- [Instructions for the task] Exactly the lines from the first line of the records to the line holding "plt.rcParams['mathtext.rm'] = 'Liberation Serif:bold'" should be duplicated, and nothing more; pictures stay out.

- [Task material]

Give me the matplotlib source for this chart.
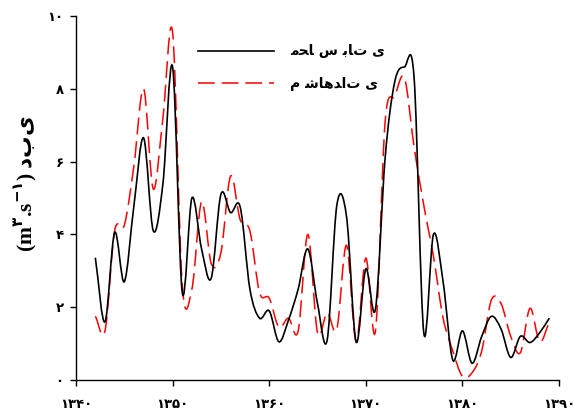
import matplotlib
matplotlib.use('Agg')
import matplotlib.pyplot as plt
from matplotlib.path import Path
from matplotlib.patches import PathPatch
from matplotlib.lines import Line2D
import numpy as np

plt.rcParams['mathtext.fontset'] = 'custom'
plt.rcParams['mathtext.sf'] = 'DejaVu Sans:bold'
plt.rcParams['mathtext.rm'] = 'Liberation Serif:bold'

years = list(range(1342, 1390))
computed = [3.36, 1.6, 4.05, 2.7, 4.8, 6.65, 4.1, 5.4, 8.6, 2.4,
            5.0, 3.6, 2.8, 5.1, 4.6, 4.75, 2.5, 1.7, 1.9, 1.05,
            1.65, 2.5, 3.6, 2.1, 1.1, 4.8, 4.5, 1.05, 3.05, 1.95,
            6.1, 8.2, 8.6, 8.3, 1.3, 4.0, 2.7, 0.55, 1.35, 0.46,
            1.2, 1.75, 1.4, 0.62, 1.2, 1.03, 1.3, 1.7]
observed = [1.75, 1.35, 4.1, 4.25, 5.9, 8.0, 5.25, 7.2, 9.55, 2.6,
            2.5, 4.9, 3.2, 3.5, 5.6, 4.4, 4.1, 2.4, 2.25, 1.45,
            1.7, 1.35, 4.0, 1.3, 1.85, 1.4, 3.7, 1.05, 3.35, 1.35,
            7.1, 7.8, 8.3, 6.4, 4.8, 3.4, 1.7, 0.8, 0.1, 0.2,
            0.8, 2.2, 2.1, 1.2, 0.75, 1.97, 1.05, 1.6]

fa_digits = str.maketrans('0123456789', '۰۱۲۳۴۵۶۷۸۹')
x_ticks = [1340, 1350, 1360, 1370, 1380, 1390]
y_ticks = [0, 2, 4, 6, 8, 10]
label_computed = 'ﻣﺤﺎ ﺱ ﺑﺎﺕ ﻯ'
label_observed = 'ﻡ ﺷﺎﻫﺪﺍﺕ ﻯ'
ylabel = r'(m$^{\mathsf{۳}}$.s$^{\mathsf{-۱}}$) $\mathsf{ﺩﺏﻯ}$'


def smooth_path(xs, ys):
    # smoothed line like a spreadsheet chart: bezier segments through every point
    xs = np.asarray(xs, float)
    ys = np.asarray(ys, float)
    n = len(xs)
    m = np.zeros(n)
    m[1:-1] = (ys[2:] - ys[:-2]) / (xs[2:] - xs[:-2])
    m[0] = (ys[1] - ys[0]) / (xs[1] - xs[0])
    m[-1] = (ys[-1] - ys[-2]) / (xs[-1] - xs[-2])
    verts = [(xs[0], ys[0])]
    codes = [Path.MOVETO]
    for i in range(n - 1):
        dx = (xs[i + 1] - xs[i]) / 3
        verts += [(xs[i] + dx, ys[i] + m[i] * dx),
                  (xs[i + 1] - dx, ys[i + 1] - m[i + 1] * dx),
                  (xs[i + 1], ys[i + 1])]
        codes += [Path.CURVE4] * 3
    return Path(verts, codes)


fig = plt.figure(figsize=(5.74, 4.16), dpi=100)
ax = fig.add_axes([0.1324, 0.0865, 0.8415, 0.875])

red_dash = (0, (11, 4.5))
ax.add_patch(PathPatch(smooth_path(years, observed), fill=False, edgecolor='#ff0000',
                       lw=1.1, linestyle=red_dash, capstyle='butt'))
ax.add_patch(PathPatch(smooth_path(years, computed), fill=False, edgecolor='black',
                       lw=1.2))

ax.set_xlim(1340, 1390)
ax.set_ylim(0, 10)
ax.set_xticks(x_ticks)
ax.set_xticklabels([str(t).translate(fa_digits) for t in x_ticks])
ax.set_yticks(y_ticks)
ax.set_yticklabels([str(t).translate(fa_digits) for t in y_ticks])
for s in ['top', 'right']:
    ax.spines[s].set_visible(False)
for s in ['left', 'bottom']:
    ax.spines[s].set_linewidth(1.0)
ax.tick_params(axis='both', direction='out', length=4, width=1.0, labelsize=9.5)
ax.tick_params(axis='x', pad=9)
ax.tick_params(axis='y', pad=5)
for lab in ax.get_xticklabels() + ax.get_yticklabels():
    lab.set_fontweight('bold')
    lab.set_family('DejaVu Sans')

handles = [Line2D([], [], color='black', lw=1.2),
           Line2D([], [], color='#ff0000', lw=1.1, linestyle=red_dash)]
leg = ax.legend(handles, [label_computed, label_observed], loc='upper left',
                bbox_to_anchor=(0.2526, 0.922), frameon=False, borderpad=0,
                borderaxespad=0, handlelength=5.5, handletextpad=1.1,
                labelspacing=1.35, prop={'family': 'DejaVu Sans', 'weight': 'bold', 'size': 10})

fig.text(0.045, 0.56, ylabel, rotation=90, ha='center', va='center',
         fontsize=15.5, family='Liberation Serif', fontweight='bold')

fig.savefig('out.png', dpi=100)
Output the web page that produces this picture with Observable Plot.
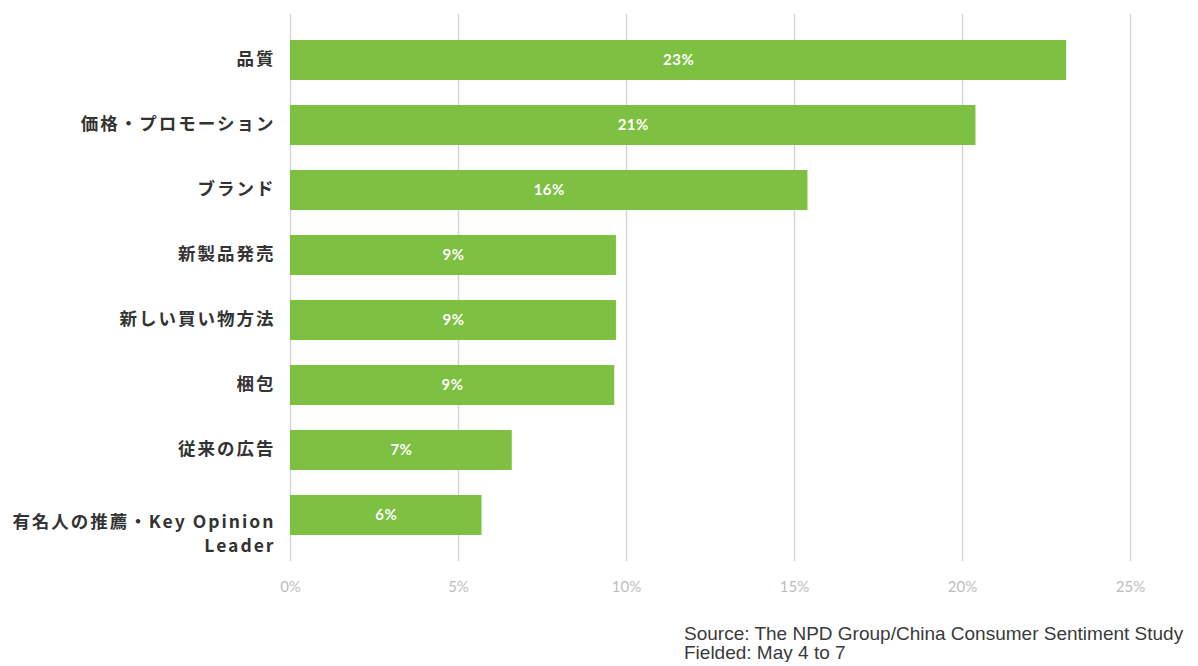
<!DOCTYPE html>
<html>
<head>
<meta charset="utf-8">
<script src="https://cdn.jsdelivr.net/npm/d3@7"></script>
<script src="https://cdn.jsdelivr.net/npm/@observablehq/plot@0.6"></script>
<style>
  html, body { margin: 0; padding: 0; background: #fff; overflow: hidden; }
  #chart { width: 1198px; height: 605px; }
  .caption { font-family: "Liberation Sans", Arial, sans-serif; font-size: 19px; color: #3a3a3a; padding-left: 684px; margin-top: 19px; line-height: 19px; white-space: nowrap; }
</style>
</head>
<body>
<div id="chart"></div>
<div class="caption">Source: The NPD Group/China Consumer Sentiment Study<br>Fielded: May 4 to 7</div>
<script>
const categories = ["品質", "価格・プロモーション", "ブランド", "新製品発売", "新しい買い物方法", "梱包", "従来の広告", "有名人の推薦・Key Opinion Leader"];
const values = [23.1, 20.4, 15.4, 9.7, 9.7, 9.65, 6.6, 5.7];
const valueLabels = ["23%", "21%", "16%", "9%", "9%", "9%", "7%", "6%"];
const xTicks = [0, 5, 10, 15, 20, 25];
const categoryLabels = ["品質", "価格・プロモーション", "ブランド", "新製品発売", "新しい買い物方法", "梱包", "従来の広告", "有名人の推薦・Key Opinion\nLeader"];

const data = categories.map((c, i) => ({category: c, value: values[i], label: valueLabels[i], tick: categoryLabels[i]}));
const labelFont = {textAnchor: "end", lineAnchor: "top", dx: -15, fontSize: 17.5, fontWeight: "bold", fill: "#333333", fontFamily: "'Noto Sans CJK JP', 'Noto Sans', sans-serif", lineHeight: 1.35};

const chart = Plot.plot({
  width: 1198,
  height: 605,
  marginLeft: 290,
  marginRight: 68,
  marginTop: 14,
  marginBottom: 44,
  x: {domain: [0, 25], ticks: xTicks, tickFormat: d => d + "%", label: null},
  y: {domain: categories, paddingInner: 0.385, paddingOuter: 0.4, axis: null, label: null},
  marks: [
    Plot.gridX(xTicks, {stroke: "#d6d6d6", strokeOpacity: 1, strokeWidth: 1.5}),
    Plot.axisX({ticks: xTicks, tickSize: 0, tickPadding: 20, fontSize: 15, fill: "#bdbdbd", fontFamily: "Lato, sans-serif", tickFormat: d => d + "%", label: null}),
    Plot.barX(data, {x: "value", y: "category", fill: "#7dc042"}),
    Plot.text(data, {x: d => d.value / 2, y: "category", text: "label", fill: "#ffffff", fontSize: 15, fontWeight: "bold", fontFamily: "Lato, sans-serif"}),
    Plot.text(data, {...labelFont, filter: d => !d.tick.includes("\n"), x: 0, y: "category", text: "tick", dy: -12}),
    Plot.text(data, {...labelFont, filter: d => d.tick.includes("\n"), x: 0, y: "category", text: "tick", dy: -4})
  ],
  style: {fontFamily: "'Noto Sans CJK JP', sans-serif", background: "#fff"}
});
const textGroups = chart.querySelectorAll('g[aria-label="text"]');
if (textGroups.length >= 3) {
  textGroups[textGroups.length - 1].style.letterSpacing = "2px";
  textGroups[textGroups.length - 2].style.letterSpacing = "2px";
  textGroups[textGroups.length - 3].style.letterSpacing = "0.5px";
}
document.getElementById("chart").appendChild(chart);
</script>
</body>
</html>
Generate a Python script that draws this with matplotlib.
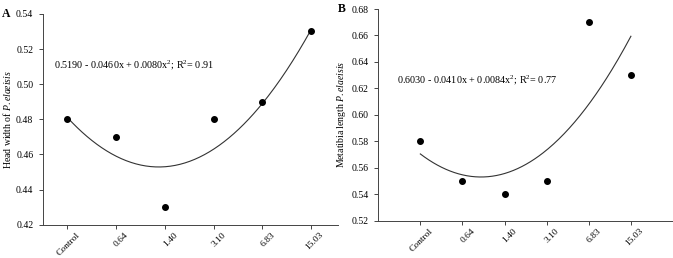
import numpy as np
import matplotlib.pyplot as plt
from matplotlib.transforms import ScaledTranslation

plt.rcParams['font.family'] = 'Liberation Serif'
plt.rcParams['mathtext.fontset'] = 'custom'
plt.rcParams['mathtext.rm'] = 'Liberation Serif'
plt.rcParams['mathtext.it'] = 'Liberation Serif:italic'

doses = ["Control", "0.64", "1.40", "3.10", "6.83", "15.03"]
head_width = [0.48, 0.47, 0.43, 0.48, 0.49, 0.53]
metatibia = [0.58, 0.55, 0.54, 0.55, 0.67, 0.63]
coef_a = [0.5190, -0.0460, 0.0080]
coef_b = [0.6030, -0.0410, 0.0084]

x = np.arange(1, len(doses) + 1)
xs = np.linspace(1, 6, 200)

fig = plt.figure(figsize=(6.73, 2.58), dpi=100)
axA = fig.add_axes([0.064, 0.129, 0.438, 0.817])
axB = fig.add_axes([0.562, 0.145, 0.438, 0.82])

def panel(ax, y, coef, ylim, yticks, ylabel, eq, eqpos, xlim, letter, lpos):
    ax.plot(xs, coef[0] + coef[1] * xs + coef[2] * xs ** 2, color="#333333", lw=0.8)
    ax.plot(x, y, "o", color="black", ms=4)
    ax.set_xlim(*xlim)
    ax.set_ylim(*ylim)
    ax.set_yticks(yticks)
    ax.set_yticklabels(["%.2f" % t for t in yticks])
    ax.tick_params(labelsize=7, length=3, width=0.7, direction="out", color="#444444")
    ax.tick_params(axis="x", labelsize=6.8)
    ax.tick_params(axis="y", pad=4)
    ax.set_xticks(x)
    ax.set_xticklabels(doses, rotation=45, ha="right", va="top", rotation_mode="anchor")
    # shift labels right/up so their upper end sits just right of the tick
    off = ScaledTranslation(6 / 72, 2 / 72, fig.dpi_scale_trans)
    for lab in ax.get_xticklabels():
        lab.set_transform(lab.get_transform() + off)
    for s in ["top", "right"]:
        ax.spines[s].set_visible(False)
    for s in ["left", "bottom"]:
        ax.spines[s].set_linewidth(0.7)
        ax.spines[s].set_color("#444444")
    ax.set_ylabel(ylabel, fontsize=7, labelpad=2.5)
    ax.text(eqpos[0], eqpos[1], eq, fontsize=7.3, va="center", ha="left")
    fig.text(lpos[0], lpos[1], letter, fontsize=8.5, fontweight="bold", va="center", ha="left")

panel(axA, head_width, coef_a, (0.42, 0.54), np.arange(0.42, 0.5401, 0.02),
      r"Head width of $\it{P. elaeisis}$",
      r"0.5190 - 0.0460x + 0.0080x$^2$; R$^2$= 0.91", (0.72, 0.511), (0.5, 6.55), "A",
      (2 / 673, 1 - 14 / 258))
panel(axB, metatibia, coef_b, (0.52, 0.68), np.arange(0.52, 0.6801, 0.02),
      r"Metatibia length $\it{P. elaeisis}$",
      r"0.6030 - 0.0410x + 0.0084x$^2$; R$^2$= 0.77", (0.45, 0.626), (0, 7), "B",
      (338 / 673, 1 - 9 / 258))

fig.savefig("out.png", dpi=100)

- [Full answer]
Give me the matplotlib source for this chart.
import matplotlib
matplotlib.use('Agg')
import matplotlib.pyplot as plt
from matplotlib.path import Path
from matplotlib.patches import PathPatch
from matplotlib.lines import Line2D
import numpy as np

plt.rcParams['mathtext.fontset'] = 'custom'
plt.rcParams['mathtext.sf'] = 'DejaVu Sans:bold'
plt.rcParams['mathtext.rm'] = 'Liberation Serif:bold'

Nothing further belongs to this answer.